A transition economy or transitional economy is an economy which is changing from a centrally planned economy to a market economy. Transition economies undergo a set of structural transformations intended to develop market-based institutions. These include economic liberalization, where prices are set by market forces rather than by a central planning organization. In addition to this, trade barriers are removed, there is a push to privatize state-owned enterprises and resources, state and collectively run enterprises are restructured as businesses, and a financial sector is created to facilitate macroeconomic stabilization and the movement of private capital. The process has been applied in China, the former Soviet Union and Eastern bloc countries of Europe and some Third world countries, and detailed work has been undertaken on its economic and social effects.

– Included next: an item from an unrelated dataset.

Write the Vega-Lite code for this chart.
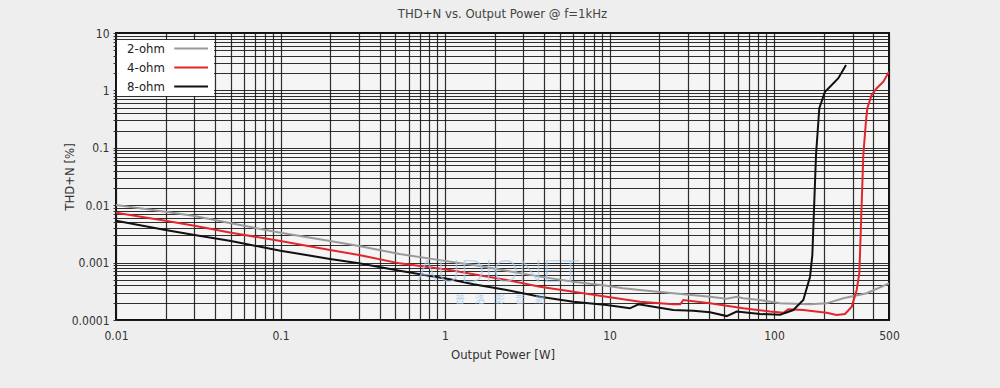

The transition process is usually characterized by the changing and creating of institutions, particularly private enterprises; changes in the role of the state, thereby, the creation of fundamentally different governmental institutions and the promotion of private-owned enterprises, markets and independent financial institutions. In essence, one transition mode is the functional restructuring of state institutions from being a provider of growth to an enabler, with the private sector its engine. Another transition mode is change the way that economy grows and practice mode. The relationships between these two transition modes are micro and macro, partial and whole. The truly transition economics should include both the micro transition and macro transition. Due to the different initial conditions during the emerging process of the transition from planned economics to market economics, countries uses different transition model. Countries like the People's Republic of China and Vietnam adopted a gradual transition mode, however Russia and some other East-European countries, such as the former Socialist Republic of Yugoslavia, used a more aggressive and quicker paced model of transition.